市場で求められる商品と製造側でつくりたい商品ってほとんどの場合相反することが多いから、お互いがそのまま伝えるといつも喧嘩になてしまうんだ。だからこそ、本社の販売側は製造側の技術的ハードルを理解した上で提案し、製造側は無理だと言い切らず、最大限対応しながら開発していくようにしてる。伸びそうな事業があったら、その理由をちゃんと言語化して、製造側が納得して開発を始められるよう、細かくフィードバックしながら進めてくことを意識してるかな。
山内:プロデューサーがしっかり言語化する必要があるよね。うちも、ソフトウェアサービスなのに、工程表を作って製造業くらい丁寧にものづくりしてる。僕たちはそれを「台本」と呼んでるんだけど、前の工程が終わらないと次の工程にいけないの。そうすると、プロデューサーのコミュニケーションや言語化が重要なんだよね。ストーリーを書く人がちゃんとデザインやエンジニアに対してコミュニケーションとって言語化できてないと、途中でトラブルが起きたり想像以上に時間がかかったりするからね。
岩本:プロデューサーが言語化できないって、組織にとって致命的だもんね。
山内:最近ウイスキー紅茶開発してたじゃん。あれはなんで開発したの?
岩本:ノンアルコールの市場が大きくなると予測したから、アルコールの香りを纏ったノンアルコール飲料を作ろうとしたのが発端かな。より大きな市場を狙うためにリーフ(茶葉の状態で乾物流通させたもの)で作ろうとしたら、海外にコーヒーを樽熟成させた『スコッチウイスキーコーヒー』っていう商品があったから、日本でも試してみようとウイスキー紅茶を開発することになったんだよね。日本の蒸留所にある樽をなんとか譲ってもらって、今たくさんのウイスキー樽に常時お茶を熟成させてるよ。
山内:マーケットドリブンだよね。岩本はマーケット感覚がありつつ製造の感覚や状況を理解してるからそれが出来るんだなって思う。テクノロジーにデザインを入れていったように、お茶づくりにマーケットを入れていくのは新しいし、強い武器だよね。他には最近どんなことに興味があるの?
岩本:最近は「共通を共有」がキーワードかな。共通するものを共有することによって人は価値観を交換して理解し合い、相手を真に肯定できるようになると思ってる。その最たるものが喫茶で、共通のお茶文化を共有し合うことで、お互いの文化性を理解し合ったり、価値観の交換をしたりするんだよね。

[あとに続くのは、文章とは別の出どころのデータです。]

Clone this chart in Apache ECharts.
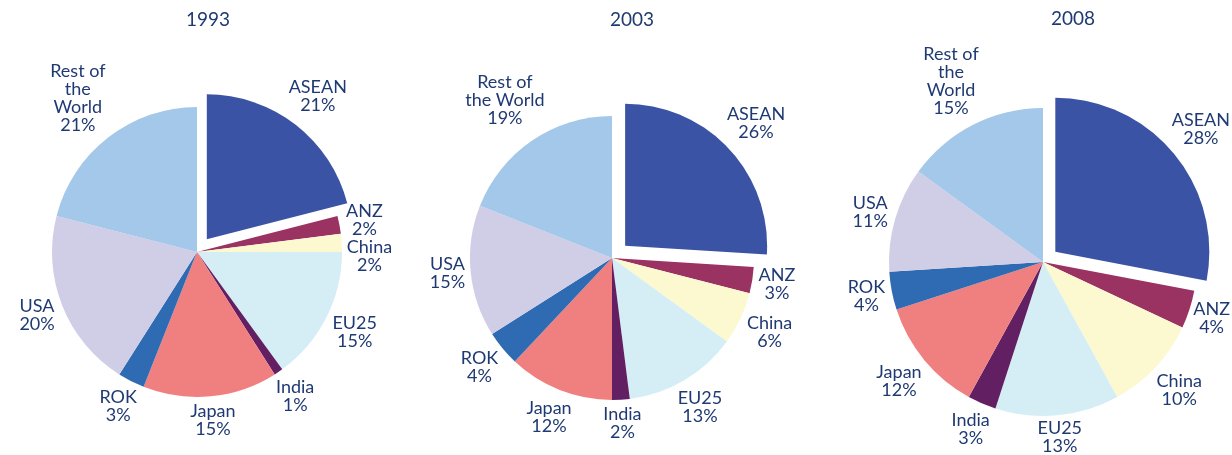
<!DOCTYPE html>
<html lang="en">
<head>
    <meta charset="UTF-8">
    <title>Trade shares 1993 / 2003 / 2008</title>
    <style>
        html, body { margin: 0; padding: 0; background: #fff; }
        #main { width: 1232px; height: 455px; }
    </style>
</head>
<body>
    <div id="main"></div>

    <script src="https://cdn.jsdelivr.net/npm/echarts@6/dist/echarts.min.js"></script>
    <script>
        // categories, same order in every pie (clockwise from 12 o'clock)
        var partners = ['ASEAN', 'ANZ', 'China', 'EU25', 'India', 'Japan', 'ROK', 'USA', 'Rest of the World'];
        // how the label text is broken in each pie
        var labels1993 = ['ASEAN', 'ANZ', 'China', 'EU25', 'India', 'Japan', 'ROK', 'USA', 'Rest of\nthe\nWorld'];
        var labels2003 = ['ASEAN', 'ANZ', 'China', 'EU25', 'India', 'Japan', 'ROK', 'USA', 'Rest of\nthe World'];
        var labels2008 = ['ASEAN', 'ANZ', 'China', 'EU25', 'India', 'Japan', 'ROK', 'USA', 'Rest of\nthe\nWorld'];

        var years = ['1993', '2003', '2008'];
        var share1993 = [21, 2, 2, 15, 1, 15, 3, 20, 21];
        var share2003 = [26, 3, 6, 13, 2, 12, 4, 15, 19];
        var share2008 = [28, 4, 10, 13, 3, 12, 4, 11, 15];

        var colors = ['#3b53a4', '#9a3262', '#fcf8cf', '#d5eef5', '#621f62', '#f08080', '#2f6bb3', '#d0cde6', '#a3c8ea'];
        var textColor = '#1f3a73';
        var font = 'Lato, "Open Sans", sans-serif';
        var labelSize = 18, labelLine = 18;

        // pie placement
        var W = 1232, H = 455;
        var pies = [
            { center: [197, 252], r: 145, offset: 16, title: [203, 16] },
            { center: [612, 258], r: 142, offset: 18, title: [627, 16] },
            { center: [1043, 262], r: 154, offset: 16, title: [1068, 15] }
        ];
        var allShares = [share1993, share2003, share2008];
        var allLabels = [labels1993, labels2003, labels2008];

        var chardom = document.getElementById('main');
        var mychart = echarts.init(chardom);

        // text measuring for the label boxes
        var ctx = document.createElement('canvas').getContext('2d');
        ctx.font = labelSize + 'px ' + font;
        function boxOf(text) {
            var lines = text.split('\n');
            var w = 0;
            lines.forEach(function (l) { w = Math.max(w, ctx.measureText(l).width); });
            return { w: w, h: lines.length * labelLine };
        }

        // labels sit just outside each slice, along its middle angle
        function labelGraphics(k) {
            var p = pies[k], vals = allShares[k];
            var total = vals.reduce(function (a, b) { return a + b; }, 0);
            var before = 0, boxes = [];
            vals.forEach(function (v, i) {
                var mid = (before + v / 2) / total * Math.PI * 2;
                before += v;
                var ux = Math.sin(mid), uy = -Math.cos(mid);
                var text = allLabels[k][i] + '\n' + v + '%';
                var b = boxOf(text);
                var d = p.r + (i === 0 ? p.offset : 0) + 4 + Math.abs(ux) * b.w / 2 + Math.abs(uy) * b.h / 2;
                var x = p.center[0] + ux * d, y = p.center[1] + uy * d;
                // keep inside the canvas
                x = Math.min(Math.max(x, b.w / 2 + 2), W - b.w / 2 - 2);
                y = Math.min(Math.max(y, b.h / 2), H - b.h / 2);
                var box = { x: x, y: y, w: b.w, h: b.h, ux: ux, text: text };
                // push apart from the previous label when they collide
                var prev = boxes[boxes.length - 1];
                if (prev && Math.abs(prev.x - x) < (prev.w + b.w) / 2 && Math.abs(prev.y - y) < (prev.h + b.h) / 2) {
                    if (ux > 0) box.y = prev.y + (prev.h + b.h) / 2;
                    else box.y = prev.y - (prev.h + b.h) / 2;
                }
                boxes.push(box);
            });
            return boxes.map(function (b) {
                return {
                    type: 'text',
                    z: 100,
                    style: {
                        text: b.text,
                        x: b.x,
                        y: b.y,
                        align: 'center',
                        verticalAlign: 'middle',
                        fontFamily: font,
                        fontSize: labelSize,
                        lineHeight: labelLine,
                        fill: textColor
                    }
                };
            });
        }

        var titles = [], series = [], graphics = [];
        years.forEach(function (yr, k) {
            var p = pies[k];
            titles.push({
                text: yr,
                left: p.title[0],
                top: p.title[1] - 11,
                textAlign: 'center',
                textStyle: { fontFamily: font, fontSize: 19, fontWeight: 'normal', color: textColor }
            });
            series.push({
                name: yr,
                type: 'pie',
                center: p.center,
                radius: p.r,
                startAngle: 90,
                clockwise: true,
                selectedMode: 'single',
                selectedOffset: p.offset,
                animation: false,
                itemStyle: { borderWidth: 0 },
                emphasis: { disabled: true },
                label: { show: false },
                labelLine: { show: false },
                data: partners.map(function (name, i) {
                    return {
                        name: name,
                        value: allShares[k][i],
                        selected: i === 0,
                        itemStyle: { color: colors[i] }
                    };
                })
            });
            graphics = graphics.concat(labelGraphics(k));
        });

        var option = {
            backgroundColor: '#ffffff',
            title: titles,
            tooltip: { show: false },
            graphic: graphics,
            series: series
        };
        option && mychart.setOption(option);
    </script>
</body>
</html>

それはものづくりにおいても同じで、相手との共通点を探した上で共通の文脈を作り、それをシェアすることによって新たなサービスやプロダクトが生まれるんだと思う。だから、同じ原体験や背景を共有することは、すごく大切だなって感じる。
山内:なんでそう思ったの?
岩本:最近リアルで会うことが珍しくなったから、羊羹を持ち歩いて対面する時には必ず渡すようにしてるの。みんな基本食べてくれるんだけど、そうすると必ずお茶が欲しくなるから、お茶の営業トークができるんだ(笑)。それって、羊羹を使ってお茶や季節など、共通の話題を共有する空間ができることで、自然に価値観の交換ができて相手の理解が進むからなんだよね。それで、「共通を共有すること」って改めてすごく大切だなって感じたんだ。それで最近は、お茶を売るために羊羹を作りたいって思い始めた。
山内:日本は北も南も砂糖を作れるし、各地方にその土地のお茶もあるから、ペアリングとかできそうだね。うち、地下に会議室を増設したから一部屋砂糖窟にしていいよ。それに、最近少しずつブランディングの依頼ももらえるようになってきたから、うちにその羊羹のブランディングやらせてよ(笑)。
岩本:いいね。一緒に羊羹作ろっか(笑)。